Charts and diagrams as code:

━━━━━━━━━━━━━━━━

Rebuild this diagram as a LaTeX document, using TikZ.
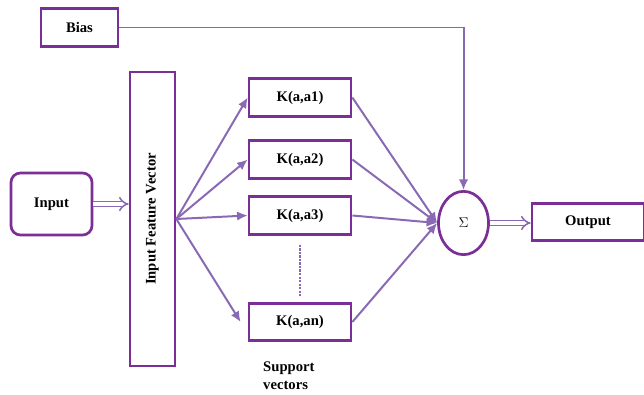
\documentclass[tikz,border=0pt]{standalone}
\usepackage{fontspec}
\setmainfont{Liberation Serif}
\usepackage{tikz}
\usetikzlibrary{arrows.meta,positioning,calc,shapes.geometric}
\definecolor{boxline}{HTML}{7A2E96}
\definecolor{arrline}{HTML}{8A69B4}
\tikzset{
  kbox/.style={draw=boxline,line width=2.3pt,minimum width=3.06cm,minimum height=1.12cm,font=\fontsize{12.5}{15}\selectfont\bfseries},
  flow/.style={draw=arrline,line width=1.7pt,-{Latex[length=9pt,width=8pt]}},
  dflow/.style={draw=arrline,double=white,double distance=2.8pt,line width=1.3pt,-{Implies[length=7pt]}}
}
\begin{document}
\begin{tikzpicture}[x=0.03cm,y=-0.03cm]
\useasboundingbox (0,0) rectangle (644,395);
% boxes
\node[kbox,minimum width=2.31cm] (bias) at (79.5,27.5){Bias};
\node[kbox,rounded corners=8pt,minimum width=2.43cm,minimum height=1.86cm] (inp) at (51.5,204){Input};
\node[kbox,minimum width=1.35cm,minimum height=8.82cm] (ifv) at (152.5,219){};
\node[font=\fontsize{12.5}{15}\selectfont\bfseries,rotate=90] at (ifv.center){Input Feature Vector};
\node[kbox] (k1) at (300,97.5){K(a,a1)};
\node[kbox] (k2) at (300,159.5){K(a,a2)};
\node[kbox] (k3) at (300,215.5){K(a,a3)};
\node[kbox] (kn) at (300,322){K(a,an)};
\node[draw=boxline,line width=2.3pt,ellipse,minimum width=1.5cm,minimum height=1.9cm,inner sep=0pt,font=\fontsize{12.5}{15}\selectfont] (sig) at (463.5,223){$\Sigma$};
\node[kbox,minimum width=3.36cm] (out) at (588,222){Output};
\node[font=\fontsize{12.5}{15}\selectfont\bfseries,align=left,anchor=north west,inner sep=0pt] (sv) at (263,362){Support\\vectors};
% connectors
\draw[flow] (bias.east) -| (sig.north);
\draw[dflow] (inp.east) -- (ifv.west|-inp.east);
\foreach \k in {k1,k2,k3}{
  \draw[flow] (ifv.east) -- (\k.west);
}
\draw[flow] (ifv.east) -- ([xshift=-6pt]kn.west);
\foreach \k in {k1,k2,k3,kn}{
  \draw[flow] (\k.east) -- (sig.west);
}
\draw[dash pattern=on 2pt off 1pt,draw=arrline,line width=1.3pt] ([yshift=-8pt]k3.south) -- ([yshift=5pt]kn.north);
\draw[dflow] (sig.east) -- (out.west|-sig.east);
\end{tikzpicture}
\end{document}
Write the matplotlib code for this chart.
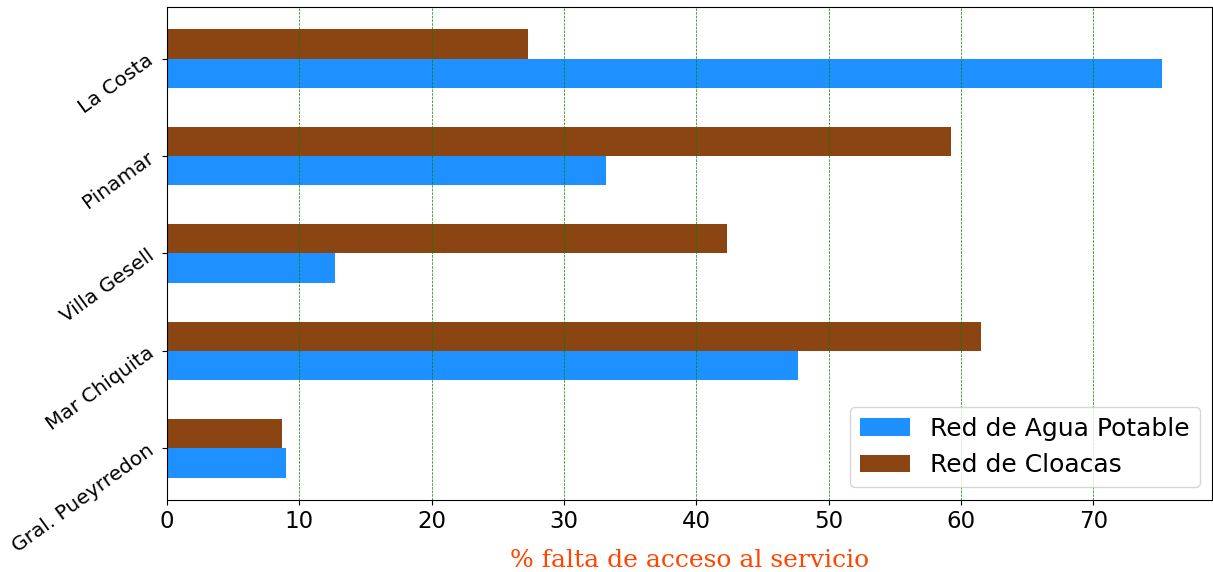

━━━━━━━━━━━━━━━━

__What is needed__: How many of the lines above contain the string "this"? Give the number only.

__Solved exercise__: 2